Jadi bisa dipahami, sementara pasangan yang ‘seksi’ dari bacabup-bawacabup adalah UAH – ME. Sorry ya, ini bukan tulisan pesanan. Nanti anda mengira penulis dibayar. Kalau tidak percaya lihat polling, atau tanya yang bersangkutan, atau kepada rumput yang bergoyang, kata Ebiet G. Ade.
Terakhir, komposisi yang menarik adalah AF – UAH atau UAH – AF yang dilematis. Apakah non kyai – kyai atau kyai – non kyai. Kembali ke alasan awal, komposisi yang tepat untuk bupati Sumenep dan wakil bupati Sumenep ke-16 adalah kyai – non kyai. Seolah-olah AF adalah wakil dari UAH, memang benar, berdasarkan polling sementara yang masih berjalan. Setujukah AF menjadi makmum kyai dalam politik Pilkada Sumenep 2020?.
Kalau UAH ‘kawin’ dengan AF, maka selesai Pilkada Sumenep 2020. Namun jika standar tersebut tidak berlaku dalam kamus politik, dan UAH adalah wakil dengan rumus non kyai – kyai.

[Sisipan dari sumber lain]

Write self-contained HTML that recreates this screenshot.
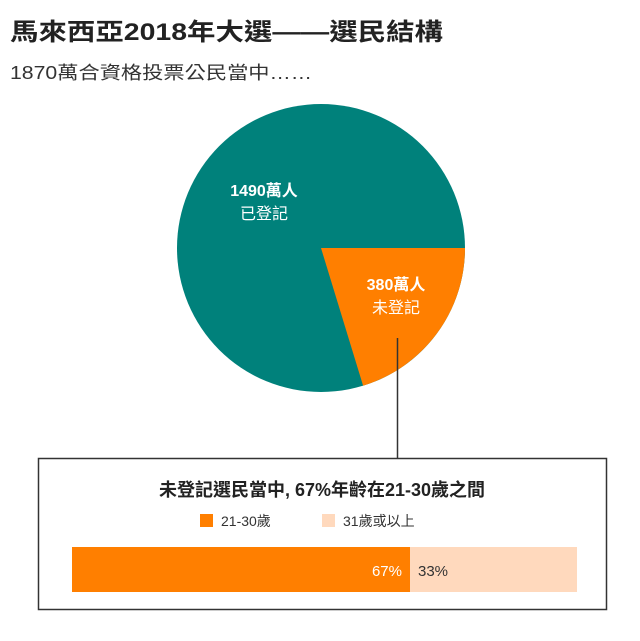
<!DOCTYPE html>
<html><head><meta charset="utf-8"><style>
body{margin:0;background:#fff;}
svg text{font-family:"Liberation Sans","Noto Sans CJK TC",sans-serif;}
</style></head><body>
<svg width="640" height="636" xmlns="http://www.w3.org/2000/svg">
<rect width="640" height="636" fill="#fff"/>
<text x="10" y="40" font-size="24" font-weight="bold" fill="#222" textLength="433" lengthAdjust="spacingAndGlyphs">馬來西亞2018年大選——選民結構</text>
<text x="10" y="79" font-size="18" fill="#333" textLength="302" lengthAdjust="spacingAndGlyphs">1870萬合資格投票公民當中……</text>
<circle cx="321" cy="248" r="144" fill="#00817b"/>
<path d="M321,248 L465,248 A144,144 0 0,1 363.1,385.7 Z" fill="#ff7f00"/>
<text x="264" y="196" font-size="16" font-weight="bold" fill="#fff" text-anchor="middle">1490萬人</text>
<text x="264" y="219" font-size="16" fill="#fff" text-anchor="middle">已登記</text>
<text x="396" y="290" font-size="16" font-weight="bold" fill="#fff" text-anchor="middle">380萬人</text>
<text x="396" y="313" font-size="16" fill="#fff" text-anchor="middle">未登記</text>
<line x1="397.5" y1="338" x2="397.5" y2="458" stroke="#333" stroke-width="1.5"/>
<rect x="38.5" y="458.5" width="568" height="151" fill="#fff" stroke="#333" stroke-width="1.5"/>
<text x="322" y="496" font-size="18" font-weight="bold" fill="#222" text-anchor="middle">未登記選民當中, 67%年齡在21-30歲之間</text>
<rect x="200" y="514" width="13" height="13" fill="#ff7f00"/>
<text x="221" y="526" font-size="14" fill="#333">21-30歲</text>
<rect x="322" y="514" width="13" height="13" fill="#ffd9bd"/>
<text x="343" y="526" font-size="14" fill="#333">31歲或以上</text>
<rect x="72" y="547" width="338" height="45" fill="#ff7f00"/>
<rect x="410" y="547" width="167" height="45" fill="#ffd9bd"/>
<text x="402" y="576" font-size="15" fill="#fff" text-anchor="end">67%</text>
<text x="418" y="576" font-size="15" fill="#333">33%</text>
</svg>
</body></html>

Kemungkinan besar bakal calon lain bisa mengejar ketertinggalannya. Ingat politik dinamis. Persaingan menjadi lebih tumpul. Apalagi UAH dan AF berjalan di kutub yang berlawanan. Susana politik akan lebih seru tetapi polanya bisa dibaca. Sampai di sini penulis tidak mau jadi dukun dengan mantra-mantra yang lebih gila. Sebab garis waktu baru saja mulai. Kita tunggu dinamika selanjutnya.